“The Last American Virgin” (1982)
Funny title notwithstanding, this Trojan Horse of a movie purports to be a sexy comedy, but ends up as a warning about how Alpha Males will always have the edge over Nice Guys. It starts out like “American Pie,” with high school boys on a quest for ever-elusive girlie action. But soon nerdy Gary (Lawrence Monoson) decides to court pregnant Karen (Diane Franklin) who was just dumped by a pretty boy jock. At the risk of spoiling the (depressing) ending, let’s just say there are now entire blogs devoted to teaching Nice Guys how not to end up like poor Gary.
“Heaven Help Us” (1985)
Long before the Catholic Church became mired in sex scandals, director Michael Dinner and writer Charles Purpura were showing the abusive side of clergy in this comic drama about 1960s Catholic School boys. Problem was, the few people that actually saw this in the theaters thought they were getting a teen comedy. Not quite. Future Brat Packer Andrew McCarthy stars as an orphaned new-kid-in-town fending off bully Kevin Dillon while acclimating to his new New York City home. Keep an eye out for a teenage Dr. McDreamy in a supporting role and an ear out for the great oldies soundtrack.

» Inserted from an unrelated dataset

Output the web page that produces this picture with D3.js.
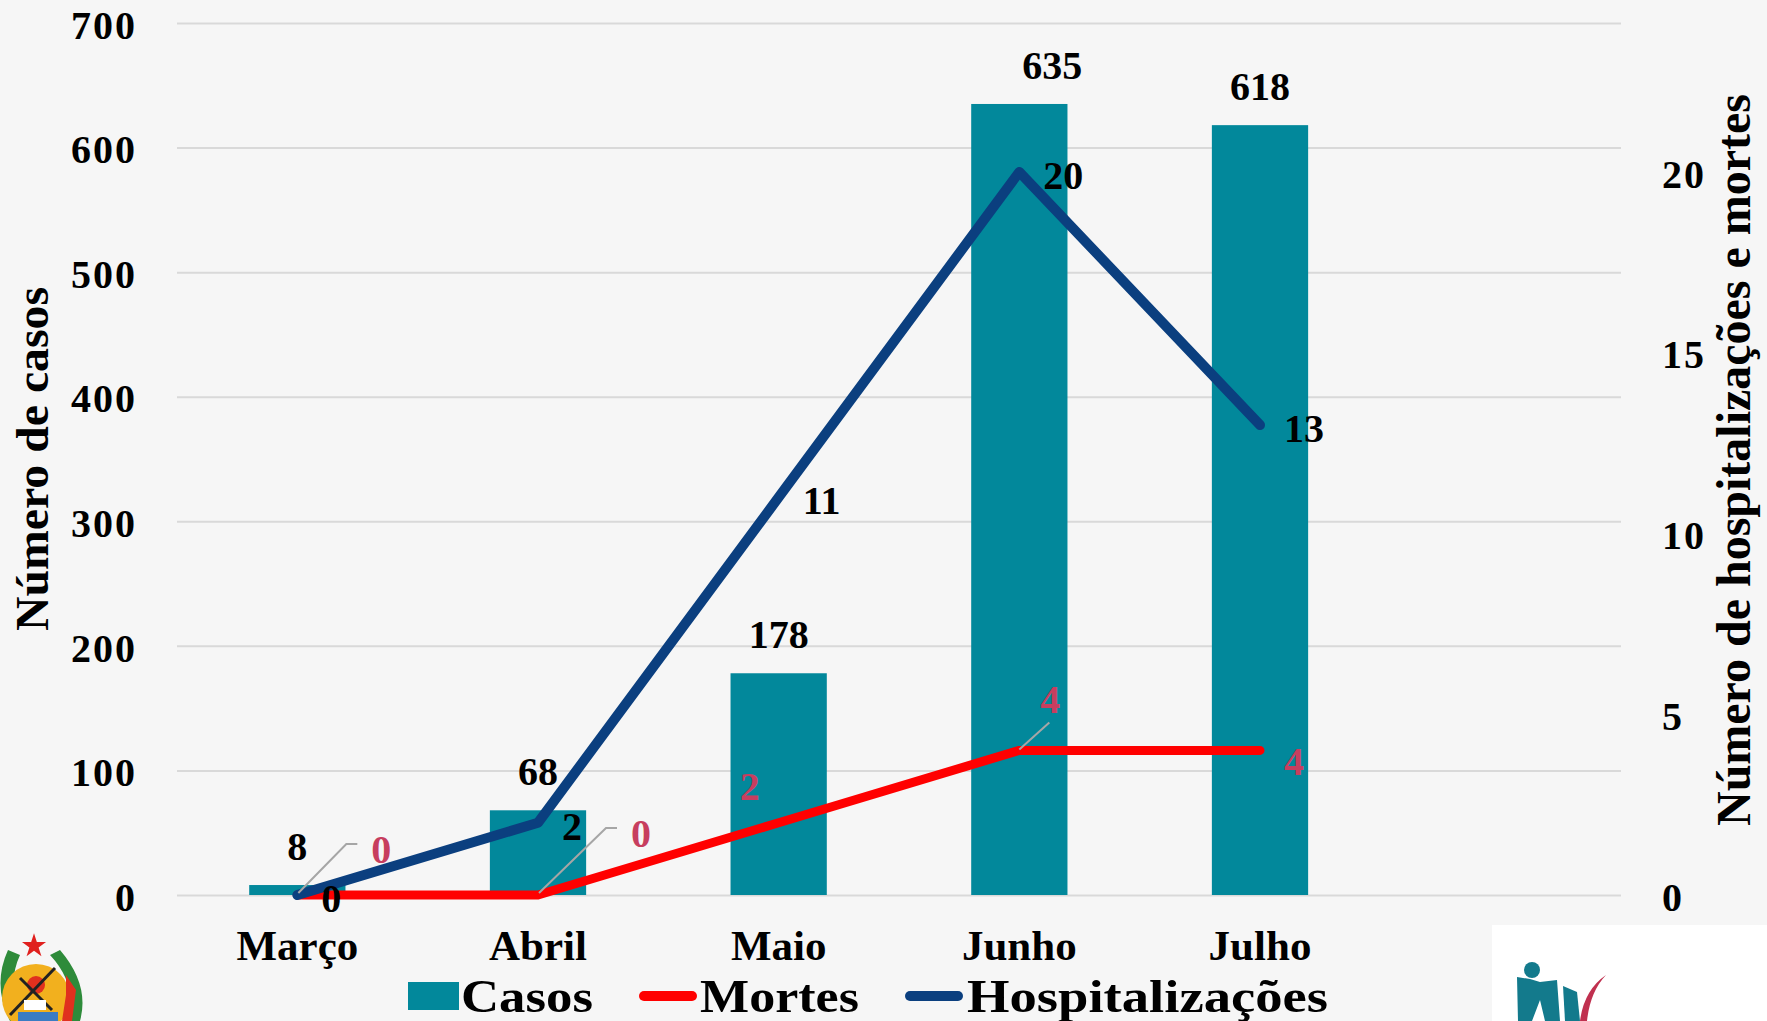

“Seven Minutes in Heaven” (1985)
Writer-director Linda Feferman gets great performances out of a very young Jennifer Connelly and Maddie Corman (later of “Beverly Hills 90210”) in this tender coming-of-age comic drama. With themes running the gamut from teen runaways to abusive parents and a somewhat maudlin tone, this one veers just shy of “After School Special” territory. But the sincere tone is what draws you in. Like “Pretty in Pink,” it found more success on cable than in theaters.
“Vision Quest” (1985)
If I had hottie Linda Fiorentino hanging around my house in her undies, I also might have made like Matthew Modine, who in this film goes on a mission to be a top high school wrestler to Get the Proverbial Girl. Seriously, director Harold Becker successfully melds clichés from both sports and teen flicks to come up with a believable mix of the “we’re number one!” and “boy gets girl” formulas. Madonna fans will no doubt get into the groove of young Madge in her first big screen role singing both “Crazy for You” and the little-heard non-LP rocker “Gambler.”
“Morgan Stewart’s Coming Home” (1987)
OK, so they pretty much stole the title concept from “Ferris Bueller’s Day Off.” This comedy didn’t have “Ferris’” je ne sais quois (or a fraction of its success) but it had more heart. “Two and a Half Men” star Jon Cryer plays a senator’s son who is dumped off at boarding school and summoned back to Washington, D.C. only when his calculating folks need him to keep up appearances. Upon his return home, he connects with a family, but it’s not his own. Contrived but cute — and with some great footage of Washington at night.